▶ [THE TASK]:
Count how many lines contain "matplotlib" and reply with that number only.

Records with drawing code:
--- Start ---

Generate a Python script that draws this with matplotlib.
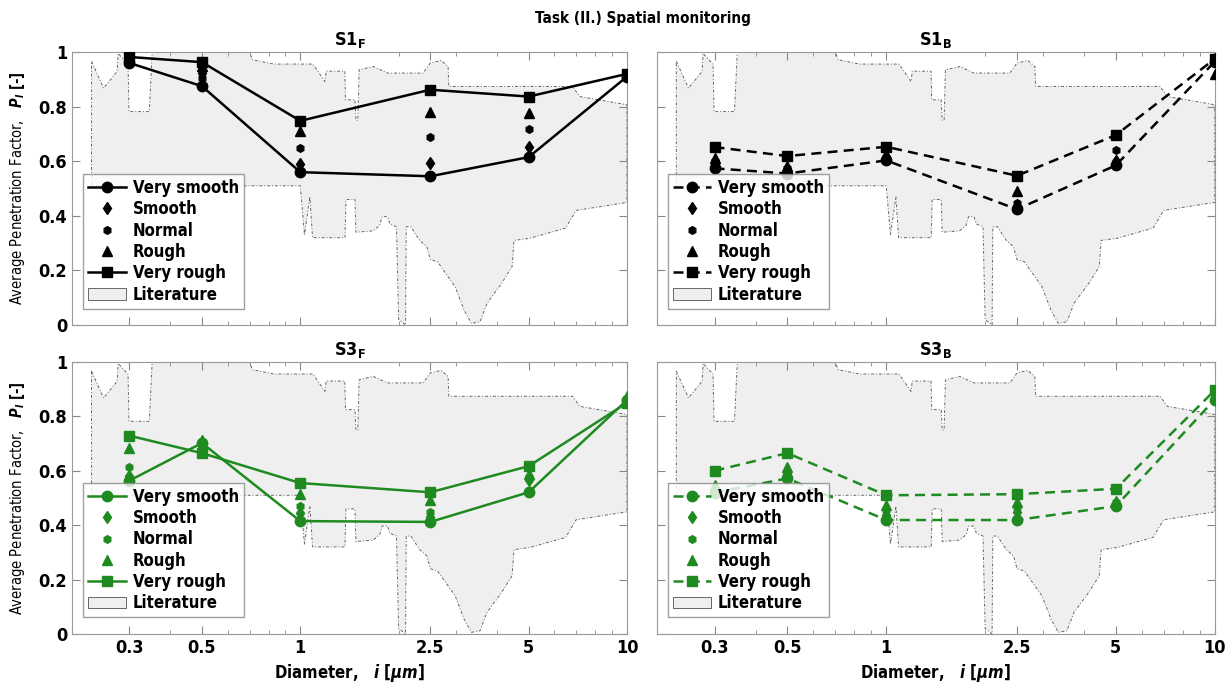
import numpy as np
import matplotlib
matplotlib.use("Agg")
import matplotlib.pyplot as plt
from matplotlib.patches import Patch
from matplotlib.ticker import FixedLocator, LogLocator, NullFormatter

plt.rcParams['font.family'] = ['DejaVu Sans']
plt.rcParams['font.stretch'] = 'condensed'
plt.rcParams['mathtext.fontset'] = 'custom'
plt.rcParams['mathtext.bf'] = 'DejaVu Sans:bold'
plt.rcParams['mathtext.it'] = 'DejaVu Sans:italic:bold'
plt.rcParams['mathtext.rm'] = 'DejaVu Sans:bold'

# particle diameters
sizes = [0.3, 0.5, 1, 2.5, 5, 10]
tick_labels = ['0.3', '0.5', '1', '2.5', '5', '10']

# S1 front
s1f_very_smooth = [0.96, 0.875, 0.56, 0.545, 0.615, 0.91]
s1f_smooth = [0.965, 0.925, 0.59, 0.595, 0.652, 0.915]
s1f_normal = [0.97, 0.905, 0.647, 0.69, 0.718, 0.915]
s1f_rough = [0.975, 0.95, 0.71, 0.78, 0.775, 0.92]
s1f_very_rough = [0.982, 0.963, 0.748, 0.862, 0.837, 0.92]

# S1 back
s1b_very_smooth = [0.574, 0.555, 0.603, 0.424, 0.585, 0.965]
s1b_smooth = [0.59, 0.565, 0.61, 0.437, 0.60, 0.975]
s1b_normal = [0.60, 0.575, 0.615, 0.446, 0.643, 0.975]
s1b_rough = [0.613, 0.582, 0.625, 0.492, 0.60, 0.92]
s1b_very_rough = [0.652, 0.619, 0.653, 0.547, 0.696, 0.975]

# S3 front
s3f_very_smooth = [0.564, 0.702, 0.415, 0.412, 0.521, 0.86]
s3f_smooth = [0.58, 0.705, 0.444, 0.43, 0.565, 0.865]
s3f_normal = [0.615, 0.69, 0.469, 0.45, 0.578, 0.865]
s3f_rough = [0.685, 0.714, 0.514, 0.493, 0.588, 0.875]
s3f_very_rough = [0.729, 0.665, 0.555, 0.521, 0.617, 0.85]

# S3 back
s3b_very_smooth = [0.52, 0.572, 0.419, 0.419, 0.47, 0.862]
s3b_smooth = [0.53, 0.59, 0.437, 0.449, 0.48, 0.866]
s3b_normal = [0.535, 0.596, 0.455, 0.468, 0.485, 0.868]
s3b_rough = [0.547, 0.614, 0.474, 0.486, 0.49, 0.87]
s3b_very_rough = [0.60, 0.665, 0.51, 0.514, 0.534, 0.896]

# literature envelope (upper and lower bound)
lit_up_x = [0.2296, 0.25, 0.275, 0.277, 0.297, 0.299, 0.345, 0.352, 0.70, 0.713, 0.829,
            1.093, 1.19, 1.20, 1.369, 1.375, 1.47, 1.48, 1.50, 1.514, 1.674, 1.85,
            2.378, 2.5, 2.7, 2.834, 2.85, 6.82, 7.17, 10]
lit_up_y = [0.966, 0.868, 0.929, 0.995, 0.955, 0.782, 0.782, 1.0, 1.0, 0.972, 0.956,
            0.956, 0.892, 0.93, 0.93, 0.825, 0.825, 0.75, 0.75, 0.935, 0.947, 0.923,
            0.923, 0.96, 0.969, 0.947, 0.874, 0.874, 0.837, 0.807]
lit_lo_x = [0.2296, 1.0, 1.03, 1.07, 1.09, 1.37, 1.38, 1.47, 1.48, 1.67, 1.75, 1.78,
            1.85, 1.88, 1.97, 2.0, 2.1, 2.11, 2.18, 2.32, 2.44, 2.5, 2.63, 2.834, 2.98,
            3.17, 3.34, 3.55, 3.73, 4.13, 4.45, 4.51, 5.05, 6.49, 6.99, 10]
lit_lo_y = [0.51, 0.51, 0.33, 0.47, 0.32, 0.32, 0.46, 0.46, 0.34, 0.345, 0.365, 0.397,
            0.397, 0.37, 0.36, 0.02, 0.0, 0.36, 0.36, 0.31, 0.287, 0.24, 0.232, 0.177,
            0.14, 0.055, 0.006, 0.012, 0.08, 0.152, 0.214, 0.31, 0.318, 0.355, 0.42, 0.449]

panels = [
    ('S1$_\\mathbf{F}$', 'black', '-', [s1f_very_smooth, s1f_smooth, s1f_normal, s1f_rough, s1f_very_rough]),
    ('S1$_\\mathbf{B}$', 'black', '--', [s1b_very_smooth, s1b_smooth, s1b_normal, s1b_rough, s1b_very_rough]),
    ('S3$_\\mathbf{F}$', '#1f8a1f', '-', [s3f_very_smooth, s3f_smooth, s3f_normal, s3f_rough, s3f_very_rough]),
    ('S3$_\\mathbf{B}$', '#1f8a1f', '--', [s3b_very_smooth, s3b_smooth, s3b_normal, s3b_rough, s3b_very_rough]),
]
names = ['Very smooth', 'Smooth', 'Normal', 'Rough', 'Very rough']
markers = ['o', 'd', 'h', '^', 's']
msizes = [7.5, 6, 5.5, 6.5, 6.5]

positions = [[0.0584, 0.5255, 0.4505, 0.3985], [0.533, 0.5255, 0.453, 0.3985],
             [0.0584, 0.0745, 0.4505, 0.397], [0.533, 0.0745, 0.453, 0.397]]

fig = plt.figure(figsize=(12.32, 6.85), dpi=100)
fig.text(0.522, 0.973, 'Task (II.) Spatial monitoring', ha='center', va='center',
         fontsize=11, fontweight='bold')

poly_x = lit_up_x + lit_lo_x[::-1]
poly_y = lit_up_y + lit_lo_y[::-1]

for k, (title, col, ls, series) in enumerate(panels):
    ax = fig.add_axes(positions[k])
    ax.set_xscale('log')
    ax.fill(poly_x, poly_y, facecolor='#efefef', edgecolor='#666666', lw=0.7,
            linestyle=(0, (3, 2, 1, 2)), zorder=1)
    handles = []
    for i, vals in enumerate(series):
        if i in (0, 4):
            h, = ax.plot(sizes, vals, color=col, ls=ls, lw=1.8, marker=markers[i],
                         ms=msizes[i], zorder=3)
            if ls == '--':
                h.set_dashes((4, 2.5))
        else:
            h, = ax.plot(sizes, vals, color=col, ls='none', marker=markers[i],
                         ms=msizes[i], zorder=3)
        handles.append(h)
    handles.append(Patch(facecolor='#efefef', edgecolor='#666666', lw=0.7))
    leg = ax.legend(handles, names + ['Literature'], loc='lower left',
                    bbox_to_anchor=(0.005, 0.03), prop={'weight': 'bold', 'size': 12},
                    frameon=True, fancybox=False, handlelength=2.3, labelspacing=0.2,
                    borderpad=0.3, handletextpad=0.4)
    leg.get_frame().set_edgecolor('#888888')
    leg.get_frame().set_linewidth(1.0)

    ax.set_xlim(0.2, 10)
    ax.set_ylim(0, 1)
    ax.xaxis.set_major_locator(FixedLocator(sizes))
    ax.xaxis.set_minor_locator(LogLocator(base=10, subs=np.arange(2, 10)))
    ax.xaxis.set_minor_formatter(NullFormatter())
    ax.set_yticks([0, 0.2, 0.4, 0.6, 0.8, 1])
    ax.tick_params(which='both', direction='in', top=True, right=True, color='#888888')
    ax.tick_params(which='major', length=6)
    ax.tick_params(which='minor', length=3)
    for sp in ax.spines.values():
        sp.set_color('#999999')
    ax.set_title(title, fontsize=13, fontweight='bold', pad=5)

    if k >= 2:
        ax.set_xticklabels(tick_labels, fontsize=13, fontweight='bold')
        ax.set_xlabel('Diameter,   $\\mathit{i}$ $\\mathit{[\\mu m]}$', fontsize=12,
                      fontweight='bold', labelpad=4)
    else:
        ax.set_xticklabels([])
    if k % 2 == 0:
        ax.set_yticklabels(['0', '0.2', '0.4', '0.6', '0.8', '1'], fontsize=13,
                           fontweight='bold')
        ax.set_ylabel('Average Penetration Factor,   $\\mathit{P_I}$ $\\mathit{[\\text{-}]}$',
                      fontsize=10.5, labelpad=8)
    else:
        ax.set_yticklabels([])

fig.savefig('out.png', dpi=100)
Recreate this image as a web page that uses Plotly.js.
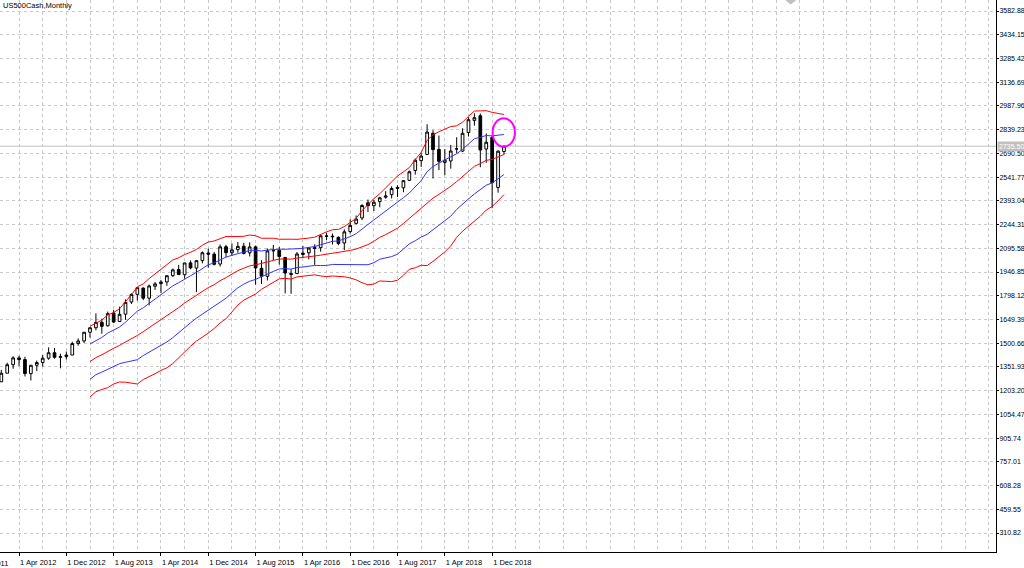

--- End ---

▶ [IN RESPONSE]:
6